━━━ DATA SECTION

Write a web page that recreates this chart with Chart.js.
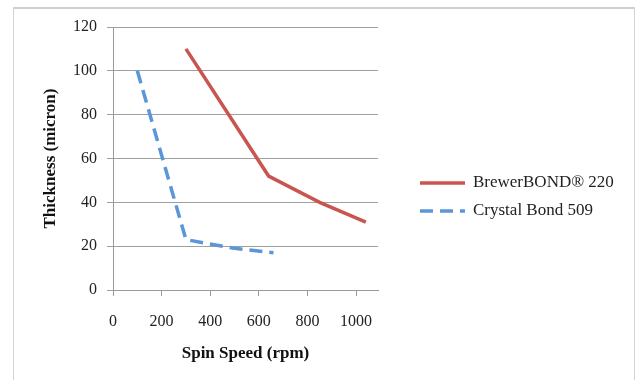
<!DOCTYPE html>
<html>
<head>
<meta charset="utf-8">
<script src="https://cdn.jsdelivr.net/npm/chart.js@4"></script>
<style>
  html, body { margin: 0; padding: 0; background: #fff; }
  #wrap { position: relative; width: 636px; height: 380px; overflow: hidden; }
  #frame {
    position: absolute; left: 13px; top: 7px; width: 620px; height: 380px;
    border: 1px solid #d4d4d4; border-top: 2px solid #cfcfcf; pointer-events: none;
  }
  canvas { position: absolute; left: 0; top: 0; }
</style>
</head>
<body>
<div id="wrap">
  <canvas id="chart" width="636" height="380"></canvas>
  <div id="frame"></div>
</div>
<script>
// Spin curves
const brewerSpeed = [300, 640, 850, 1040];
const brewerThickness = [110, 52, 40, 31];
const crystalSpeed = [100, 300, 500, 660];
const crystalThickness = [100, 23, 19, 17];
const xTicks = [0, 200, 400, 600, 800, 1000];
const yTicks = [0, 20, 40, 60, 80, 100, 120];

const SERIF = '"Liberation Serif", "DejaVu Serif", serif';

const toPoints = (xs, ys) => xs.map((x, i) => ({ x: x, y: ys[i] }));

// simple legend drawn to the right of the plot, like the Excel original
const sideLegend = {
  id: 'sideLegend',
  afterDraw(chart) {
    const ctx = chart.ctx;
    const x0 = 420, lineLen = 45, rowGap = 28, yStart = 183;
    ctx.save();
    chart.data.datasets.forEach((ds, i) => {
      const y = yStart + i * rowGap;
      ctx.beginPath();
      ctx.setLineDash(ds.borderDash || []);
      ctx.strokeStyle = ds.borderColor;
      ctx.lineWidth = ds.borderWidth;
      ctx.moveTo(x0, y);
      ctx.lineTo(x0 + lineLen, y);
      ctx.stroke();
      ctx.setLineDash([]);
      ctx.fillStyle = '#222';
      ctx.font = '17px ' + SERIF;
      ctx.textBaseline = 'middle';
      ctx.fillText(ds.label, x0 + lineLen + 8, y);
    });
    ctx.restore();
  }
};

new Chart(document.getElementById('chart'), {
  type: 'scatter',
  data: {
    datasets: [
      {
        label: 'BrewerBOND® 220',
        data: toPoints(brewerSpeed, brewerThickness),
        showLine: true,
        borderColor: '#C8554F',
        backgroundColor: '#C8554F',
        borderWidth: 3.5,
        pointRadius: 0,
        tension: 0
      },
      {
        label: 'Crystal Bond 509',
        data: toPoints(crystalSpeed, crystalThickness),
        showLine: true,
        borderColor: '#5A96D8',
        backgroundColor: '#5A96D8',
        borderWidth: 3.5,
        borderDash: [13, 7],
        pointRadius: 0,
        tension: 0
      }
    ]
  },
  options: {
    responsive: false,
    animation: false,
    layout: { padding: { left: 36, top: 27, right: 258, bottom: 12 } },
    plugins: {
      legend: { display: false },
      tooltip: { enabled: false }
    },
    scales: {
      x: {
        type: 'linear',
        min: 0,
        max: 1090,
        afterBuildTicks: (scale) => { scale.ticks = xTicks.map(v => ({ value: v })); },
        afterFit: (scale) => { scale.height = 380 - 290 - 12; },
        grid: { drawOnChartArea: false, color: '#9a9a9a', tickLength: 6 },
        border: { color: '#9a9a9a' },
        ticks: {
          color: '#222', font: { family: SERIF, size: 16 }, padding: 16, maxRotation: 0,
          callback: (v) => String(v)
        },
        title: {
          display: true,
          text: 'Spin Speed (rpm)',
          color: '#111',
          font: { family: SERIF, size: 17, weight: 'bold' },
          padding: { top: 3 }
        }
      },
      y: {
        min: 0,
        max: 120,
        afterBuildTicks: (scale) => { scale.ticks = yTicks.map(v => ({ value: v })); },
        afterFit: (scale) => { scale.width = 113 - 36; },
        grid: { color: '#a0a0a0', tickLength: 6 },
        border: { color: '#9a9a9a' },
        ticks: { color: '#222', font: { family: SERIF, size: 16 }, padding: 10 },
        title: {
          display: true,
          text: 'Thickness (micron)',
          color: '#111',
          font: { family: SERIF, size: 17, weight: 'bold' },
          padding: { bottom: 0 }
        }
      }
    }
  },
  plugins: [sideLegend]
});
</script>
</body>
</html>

━━━━━━

#### WHAT IS ASKED
The lines from the top of the data above through the one holding "const yTicks = [0, 20, 40, 60, 80, 100, 120];" are to be repeated exactly, and only those, with no pictures.

#### TASK RESULT
Write a web page that recreates this chart with Chart.js.
<!DOCTYPE html>
<html>
<head>
<meta charset="utf-8">
<script src="https://cdn.jsdelivr.net/npm/chart.js@4"></script>
<style>
  html, body { margin: 0; padding: 0; background: #fff; }
  #wrap { position: relative; width: 636px; height: 380px; overflow: hidden; }
  #frame {
    position: absolute; left: 13px; top: 7px; width: 620px; height: 380px;
    border: 1px solid #d4d4d4; border-top: 2px solid #cfcfcf; pointer-events: none;
  }
  canvas { position: absolute; left: 0; top: 0; }
</style>
</head>
<body>
<div id="wrap">
  <canvas id="chart" width="636" height="380"></canvas>
  <div id="frame"></div>
</div>
<script>
// Spin curves
const brewerSpeed = [300, 640, 850, 1040];
const brewerThickness = [110, 52, 40, 31];
const crystalSpeed = [100, 300, 500, 660];
const crystalThickness = [100, 23, 19, 17];
const xTicks = [0, 200, 400, 600, 800, 1000];
const yTicks = [0, 20, 40, 60, 80, 100, 120];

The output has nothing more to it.